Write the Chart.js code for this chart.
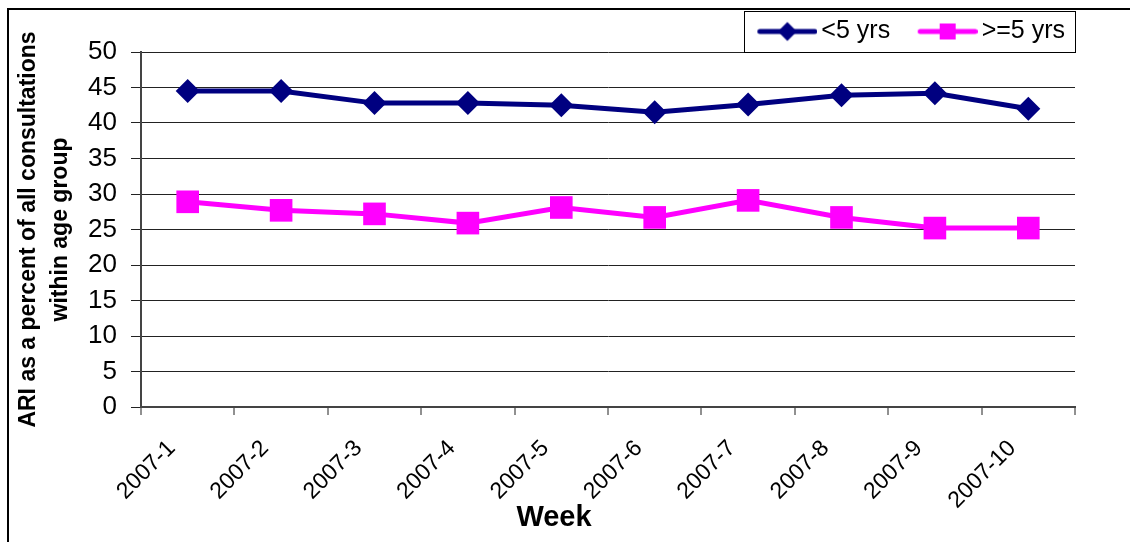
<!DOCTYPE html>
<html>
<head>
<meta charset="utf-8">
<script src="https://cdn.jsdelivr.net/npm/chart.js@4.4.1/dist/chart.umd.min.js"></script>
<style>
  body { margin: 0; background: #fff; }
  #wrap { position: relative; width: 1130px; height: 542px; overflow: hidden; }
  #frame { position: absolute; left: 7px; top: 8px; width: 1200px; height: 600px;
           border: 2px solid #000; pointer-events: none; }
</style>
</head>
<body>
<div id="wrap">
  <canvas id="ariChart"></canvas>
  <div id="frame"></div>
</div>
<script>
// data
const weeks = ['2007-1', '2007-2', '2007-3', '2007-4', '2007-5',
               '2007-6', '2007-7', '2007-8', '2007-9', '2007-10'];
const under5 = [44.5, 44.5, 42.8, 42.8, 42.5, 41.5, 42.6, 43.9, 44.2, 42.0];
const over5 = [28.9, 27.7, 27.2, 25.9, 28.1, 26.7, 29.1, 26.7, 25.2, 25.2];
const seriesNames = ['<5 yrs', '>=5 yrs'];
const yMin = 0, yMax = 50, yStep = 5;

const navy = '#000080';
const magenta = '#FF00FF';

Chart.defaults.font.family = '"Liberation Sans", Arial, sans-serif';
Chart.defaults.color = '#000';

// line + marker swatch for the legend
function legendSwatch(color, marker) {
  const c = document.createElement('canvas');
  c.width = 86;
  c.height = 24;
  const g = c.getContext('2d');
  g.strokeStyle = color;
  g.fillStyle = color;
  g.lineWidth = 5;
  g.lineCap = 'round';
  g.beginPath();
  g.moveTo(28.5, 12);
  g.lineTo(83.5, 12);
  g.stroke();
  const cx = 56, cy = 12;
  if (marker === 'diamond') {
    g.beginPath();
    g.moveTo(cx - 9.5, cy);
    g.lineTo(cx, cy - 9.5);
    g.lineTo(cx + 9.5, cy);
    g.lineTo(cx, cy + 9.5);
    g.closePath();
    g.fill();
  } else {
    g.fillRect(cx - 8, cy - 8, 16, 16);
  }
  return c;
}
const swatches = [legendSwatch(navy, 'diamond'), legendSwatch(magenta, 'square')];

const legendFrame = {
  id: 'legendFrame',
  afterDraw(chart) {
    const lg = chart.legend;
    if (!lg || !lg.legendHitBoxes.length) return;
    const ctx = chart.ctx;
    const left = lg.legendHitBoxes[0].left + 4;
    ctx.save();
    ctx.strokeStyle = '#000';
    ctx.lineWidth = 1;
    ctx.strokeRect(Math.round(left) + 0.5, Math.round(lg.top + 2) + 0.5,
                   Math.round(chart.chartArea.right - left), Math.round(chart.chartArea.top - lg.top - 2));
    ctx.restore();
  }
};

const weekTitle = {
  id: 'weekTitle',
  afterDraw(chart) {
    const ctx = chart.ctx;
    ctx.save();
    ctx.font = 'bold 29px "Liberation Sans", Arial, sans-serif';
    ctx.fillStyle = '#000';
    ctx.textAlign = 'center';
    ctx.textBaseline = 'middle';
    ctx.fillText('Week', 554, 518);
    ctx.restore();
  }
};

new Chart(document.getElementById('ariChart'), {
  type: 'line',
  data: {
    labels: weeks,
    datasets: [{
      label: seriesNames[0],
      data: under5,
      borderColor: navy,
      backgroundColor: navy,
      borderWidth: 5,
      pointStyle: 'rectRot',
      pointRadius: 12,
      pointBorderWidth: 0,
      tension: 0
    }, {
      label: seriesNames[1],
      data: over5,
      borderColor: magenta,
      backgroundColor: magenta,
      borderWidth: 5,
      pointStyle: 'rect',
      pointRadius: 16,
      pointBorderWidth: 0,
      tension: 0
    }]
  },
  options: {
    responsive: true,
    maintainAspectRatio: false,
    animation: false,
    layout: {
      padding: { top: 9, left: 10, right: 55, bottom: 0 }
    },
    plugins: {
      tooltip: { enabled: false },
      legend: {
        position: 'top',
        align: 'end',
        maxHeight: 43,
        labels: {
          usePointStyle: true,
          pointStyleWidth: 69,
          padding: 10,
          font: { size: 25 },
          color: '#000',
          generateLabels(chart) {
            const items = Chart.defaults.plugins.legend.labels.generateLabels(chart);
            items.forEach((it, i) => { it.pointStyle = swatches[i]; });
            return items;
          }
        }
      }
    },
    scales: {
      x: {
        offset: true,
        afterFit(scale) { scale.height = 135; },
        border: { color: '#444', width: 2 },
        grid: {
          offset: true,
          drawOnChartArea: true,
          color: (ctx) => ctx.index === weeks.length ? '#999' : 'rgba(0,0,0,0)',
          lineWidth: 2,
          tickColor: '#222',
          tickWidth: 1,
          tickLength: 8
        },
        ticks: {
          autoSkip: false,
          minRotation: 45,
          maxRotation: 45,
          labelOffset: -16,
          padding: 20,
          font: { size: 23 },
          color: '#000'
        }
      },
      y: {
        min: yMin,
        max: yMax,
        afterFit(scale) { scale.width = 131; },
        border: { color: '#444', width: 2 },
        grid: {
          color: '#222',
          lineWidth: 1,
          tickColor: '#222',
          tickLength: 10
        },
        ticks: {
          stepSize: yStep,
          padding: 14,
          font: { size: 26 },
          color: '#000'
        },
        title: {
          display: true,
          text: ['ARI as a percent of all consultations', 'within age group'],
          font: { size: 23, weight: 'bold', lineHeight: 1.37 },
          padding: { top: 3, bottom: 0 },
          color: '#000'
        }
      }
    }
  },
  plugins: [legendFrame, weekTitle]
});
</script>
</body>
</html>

GIVEN PROBLEM: Begin at the first line of the data above and repeat each line exactly, stopping after the line containing "Chart.defaults.color = '#000';". Omit the pictures.

CORRECT RESPONSE:
Write the Chart.js code for this chart.
<!DOCTYPE html>
<html>
<head>
<meta charset="utf-8">
<script src="https://cdn.jsdelivr.net/npm/chart.js@4.4.1/dist/chart.umd.min.js"></script>
<style>
  body { margin: 0; background: #fff; }
  #wrap { position: relative; width: 1130px; height: 542px; overflow: hidden; }
  #frame { position: absolute; left: 7px; top: 8px; width: 1200px; height: 600px;
           border: 2px solid #000; pointer-events: none; }
</style>
</head>
<body>
<div id="wrap">
  <canvas id="ariChart"></canvas>
  <div id="frame"></div>
</div>
<script>
// data
const weeks = ['2007-1', '2007-2', '2007-3', '2007-4', '2007-5',
               '2007-6', '2007-7', '2007-8', '2007-9', '2007-10'];
const under5 = [44.5, 44.5, 42.8, 42.8, 42.5, 41.5, 42.6, 43.9, 44.2, 42.0];
const over5 = [28.9, 27.7, 27.2, 25.9, 28.1, 26.7, 29.1, 26.7, 25.2, 25.2];
const seriesNames = ['<5 yrs', '>=5 yrs'];
const yMin = 0, yMax = 50, yStep = 5;

const navy = '#000080';
const magenta = '#FF00FF';

Chart.defaults.font.family = '"Liberation Sans", Arial, sans-serif';
Chart.defaults.color = '#000';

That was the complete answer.